_REQUIRED TASK_. Give back the full listing verbatim, apart from its images.

_RECORDED INFORMATION_.

········

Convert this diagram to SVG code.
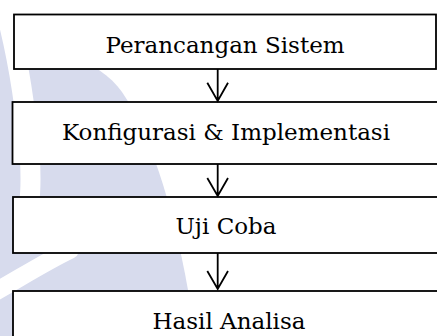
<svg xmlns="http://www.w3.org/2000/svg" width="437" height="336" viewBox="0 0 437 336">
  <defs>
    <style>
      .box { fill: #ffffff; stroke: #000000; stroke-width: 1.8; }
      .lbl { font-family: "DejaVu Serif", "Liberation Serif", serif; font-size: 23px; fill: #000000; text-anchor: middle; }
      .conn { fill: none; stroke: #000000; stroke-width: 1.8; stroke-linejoin: miter; }
      .wm { fill: #d7dbed; }
      .wmw { fill: none; stroke: #ffffff; stroke-linecap: round; }
    </style>
  </defs>
  <rect x="0" y="0" width="437" height="336" fill="#ffffff"/>
  <g id="watermark">
    <path class="wm" d="M0,28 C40,40 100,60 122,92 C148,130 172,200 188,290 L192,336 L0,336 Z"/>
    <path class="wmw" stroke-width="20" d="M8,20 C18,60 26,110 30,160 C32,200 28,215 22,228"/>
    <path class="wmw" stroke-width="18" d="M-5,292 C20,278 45,262 70,250"/>
  </g>
  <g id="node-perancangan">
    <rect class="box" x="14" y="14.5" width="422" height="54.5"/>
    <text class="lbl" x="225" y="53">Perancangan Sistem</text>
  </g>
  <g id="node-konfigurasi">
    <rect class="box" x="12.5" y="102" width="430" height="62"/>
    <text class="lbl" x="226" y="140">Konfigurasi &amp; Implementasi</text>
  </g>
  <g id="node-ujicoba">
    <rect class="box" x="13" y="197" width="430" height="56"/>
    <text class="lbl" x="226" y="234">Uji Coba</text>
  </g>
  <g id="node-hasil">
    <rect class="box" x="13" y="291" width="430" height="60"/>
    <text class="lbl" x="229" y="329">Hasil Analisa</text>
  </g>
  <g id="connectors">
    <path class="conn" d="M217.7,69 V100.5 M207.3,82.7 L217.7,101 L228,82.7"/>
    <path class="conn" d="M217.7,164 V195.5 M207.3,178 L217.7,196 L228,178"/>
    <path class="conn" d="M217.7,253 V288.5 M207.3,271 L217.7,289 L228,271"/>
  </g>
</svg>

········

_THE ANSWER_.
Convert this diagram to SVG code.
<svg xmlns="http://www.w3.org/2000/svg" width="437" height="336" viewBox="0 0 437 336">
  <defs>
    <style>
      .box { fill: #ffffff; stroke: #000000; stroke-width: 1.8; }
      .lbl { font-family: "DejaVu Serif", "Liberation Serif", serif; font-size: 23px; fill: #000000; text-anchor: middle; }
      .conn { fill: none; stroke: #000000; stroke-width: 1.8; stroke-linejoin: miter; }
      .wm { fill: #d7dbed; }
      .wmw { fill: none; stroke: #ffffff; stroke-linecap: round; }
    </style>
  </defs>
  <rect x="0" y="0" width="437" height="336" fill="#ffffff"/>
  <g id="watermark">
    <path class="wm" d="M0,28 C40,40 100,60 122,92 C148,130 172,200 188,290 L192,336 L0,336 Z"/>
    <path class="wmw" stroke-width="20" d="M8,20 C18,60 26,110 30,160 C32,200 28,215 22,228"/>
    <path class="wmw" stroke-width="18" d="M-5,292 C20,278 45,262 70,250"/>
  </g>
  <g id="node-perancangan">
    <rect class="box" x="14" y="14.5" width="422" height="54.5"/>
    <text class="lbl" x="225" y="53">Perancangan Sistem</text>
  </g>
  <g id="node-konfigurasi">
    <rect class="box" x="12.5" y="102" width="430" height="62"/>
    <text class="lbl" x="226" y="140">Konfigurasi &amp; Implementasi</text>
  </g>
  <g id="node-ujicoba">
    <rect class="box" x="13" y="197" width="430" height="56"/>
    <text class="lbl" x="226" y="234">Uji Coba</text>
  </g>
  <g id="node-hasil">
    <rect class="box" x="13" y="291" width="430" height="60"/>
    <text class="lbl" x="229" y="329">Hasil Analisa</text>
  </g>
  <g id="connectors">
    <path class="conn" d="M217.7,69 V100.5 M207.3,82.7 L217.7,101 L228,82.7"/>
    <path class="conn" d="M217.7,164 V195.5 M207.3,178 L217.7,196 L228,178"/>
    <path class="conn" d="M217.7,253 V288.5 M207.3,271 L217.7,289 L228,271"/>
  </g>
</svg>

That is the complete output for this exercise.